Warschau. Der Stadionsprecher flehte fast. „Beruhigt euch, lasst die Spieler weitermachen, wir führen doch mit 1:0 !“, schrie er zu den kahl geschorenen Schlägern. Doch wie von Sinnen prügelten mehrere hundert Anhänger des polnischen Fußballklubs Legia Warschau mit Knüppeln und Stahlstangen auf die genauso aggressiven Fans des Erzrivalen Widzew Lodz ein. Erst nach 20 Minuten gelang es 200 Polizisten, die auf das Spielfeld geeilten Hooligans zurück in ihre Blocks zu treiben. Nur mit einem Polizei-Kordon am Spielfeldrand konnte das Spiel zwischen Legia Warschau und Lodz am Freitag schließlich beendet werden. Doch jetzt ist die Austragung des Uefa-Cup-Spiels zwischen Legia und dem FC Schalke 04 am Dienstag gefährdet. Die Verwüstungen erfordern einen Schwersteinsatz beim Reparieren. Vertreter des Europäischen Fußball-Verbandes Uefa wollen am Dienstagmorgen entscheiden, ob gespielt werden kann. Der polnische Fußball-Verband kündigte eine harte Strafe an.

Schon seit Anfang der Neunzigerjahre haben gewaltbereite Hooligans Polens Ligafußball fest im Griff. Die geringen Zuschauerzahlen der Liga haben auch mit diesen Randalierern zu tun. Der Warschauer Polizeisprecher Marin Szindler sagt zwar: „Die Polizei tritt seit 1997 sehr repressiv auf“, doch gebessert hat sich nur wenig. Vor allem der berüchtigte Legia-Anhang verbreitet Angst und Schrecken. Schon im Juni 2001 rissen Legia-Fans Zäune ein und traktierten Polizisten mit Eisenstangen, als sich Wisla Krakau die Meisterschale sicherte. Aus Angst vor dem Legia-Anhang tragen die Fans des Lokalrivalen Polonia seit langem ihre Schals und Trikots nur noch in Plastiktaschen in ihr Stadion. Auch der FC Utrecht hat im Uefa-Cup schlechte Erfahrungen gemacht. Beim Hinspiel versuchten Legia-Schläger, ein Hotel der Gäste-Fans zu stürmen. Im Rückspiel hätten sie fast einen Spielabbruch provoziert.

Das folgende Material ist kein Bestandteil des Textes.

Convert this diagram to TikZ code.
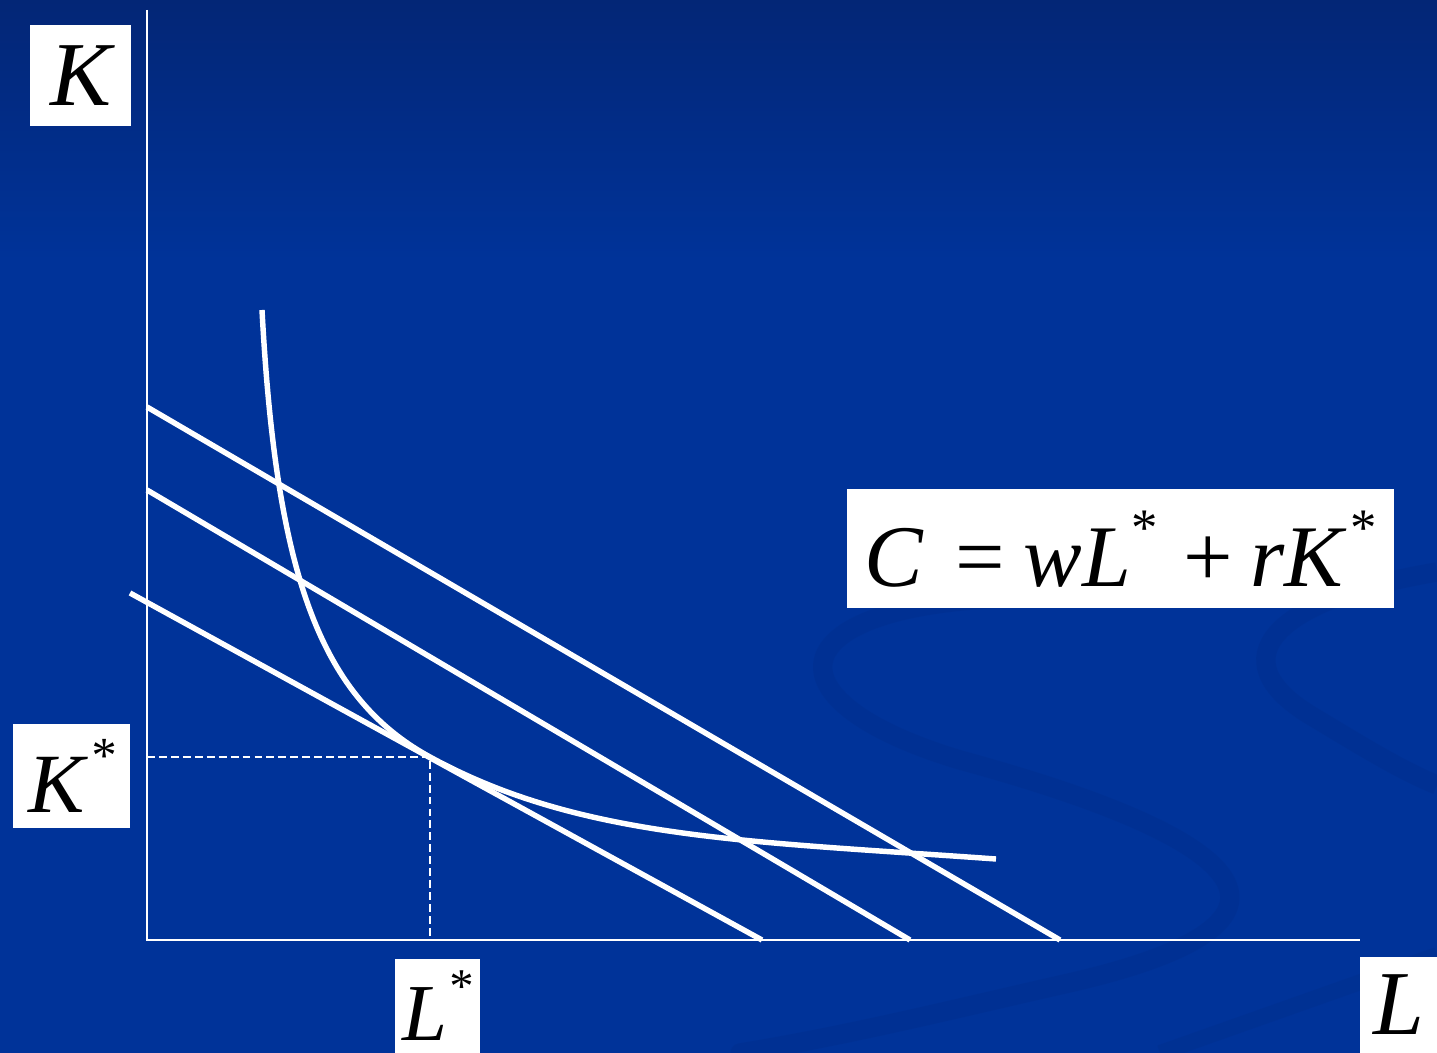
\documentclass[tikz,border=0pt]{standalone}
\usepackage{fontspec}
\setmainfont{Liberation Serif}
\definecolor{slidetop}{RGB}{3,38,118}
\definecolor{slideblue}{RGB}{0,51,153}
\definecolor{swirl}{RGB}{0,45,136}
\newcommand{\supstar}{\raisebox{0.47em}{\scalebox{0.6}{*}}}

\begin{document}
\begin{tikzpicture}[x=0.02cm, y=-0.02cm,
    budget/.style={white, line width=3.1pt},
    axis/.style={white, line width=1.3pt},
    guide/.style={white, line width=1.1pt, dash pattern=on 4.5pt off 2.3pt},
    lbl/.style={fill=white, inner sep=0pt, font=\itshape}]
    \useasboundingbox (0,0) rectangle (1437,1053);

    % Background
    \fill[slideblue] (0,0) rectangle (1437,1053);
    \shade[top color=slidetop, bottom color=slideblue] (0,0) rectangle (1437,260);
    \draw[swirl, line width=11pt, line cap=round, opacity=0.35] (1010,598) .. controls (780,605) and (760,700) .. (960,760) .. controls (1290,850) and (1310,930) .. (1060,985) .. controls (950,1010) and (850,1035) .. (740,1053);
    \draw[swirl, line width=11pt, opacity=0.35] (1437,572) .. controls (1270,600) and (1220,660) .. (1310,715) .. controls (1360,745) and (1400,770) .. (1437,785);
    \draw[swirl, line width=9pt, opacity=0.3] (1160,1053) -- (1437,955);

    % Draw axes
    \draw[axis] (147,10) -- (147,940) -- (1360,940);

    % Draw isocost lines
    \draw[budget] (147,407) -- (1060,940);
    \draw[budget] (147,490) -- (910,940);
    \draw[budget] (130,593) -- (762,940);

    % Draw isoquant tangent to the lowest isocost line at (430,757)
    \coordinate (E) at (430,757);
    \draw[budget] (262,310) .. controls (276,570) and (318,696) .. (E)
        .. controls (580,839) and (746,841) .. (996,859);

    % Markers
    \draw[guide] (147,757) -- (E) -- (430,940);

    % Labels
    \node[lbl, minimum width=2.02cm, minimum height=2.02cm, font=\fontsize{52}{60}\selectfont\itshape] (klab) at (80.5,75.5) {K};
    \node[lbl, minimum width=1.54cm, minimum height=1.92cm, font=\fontsize{52}{60}\selectfont\itshape] (llab) at (1398.5,1005) {L};
    \node[lbl, minimum width=2.34cm, minimum height=2.08cm, font=\fontsize{48}{56}\selectfont\itshape] (kstar) at (71.5,776) {K\kern0.06em\supstar};
    \node[lbl, minimum width=1.7cm, minimum height=1.88cm, font=\fontsize{46}{54}\selectfont\itshape] (lstar) at (437.5,1006) {L\supstar};
    \node[lbl, minimum width=10.94cm, text height=1.96cm, text depth=0.42cm, font=\fontsize{50}{58}\selectfont] (cost) at (1120.5,548.5)
        {\textit{C}\hspace{0.36em}=\hspace{0.21em}\textit{wL}\supstar\hspace{0.3em}+\hspace{0.19em}\textit{rK}\kern0.04em\supstar};
\end{tikzpicture}
\end{document}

„Willkommen in der Hölle“, so wurden die Widzew-Fans im Legia-Stadion auf einem Spruchband begrüßt. „Auschwitz, Birkenau“, schreien Legia-Hools, wenn Fans anderer Mannschaften in Rauchschwaden von Feuerwerkskörpern entschwinden. Ausgerechnet in der Stadt, die im Krieg von den Deutschen zerstört worden war, prangte am Freitag auf einem Legia-Banner die KZ-Portalaufschrift „Arbeit macht frei". Der Warschauer Zeitung „Gazeta Wyborcza" fiel dazu entsetzt nur ein Begriff ein: „Schandfleck“.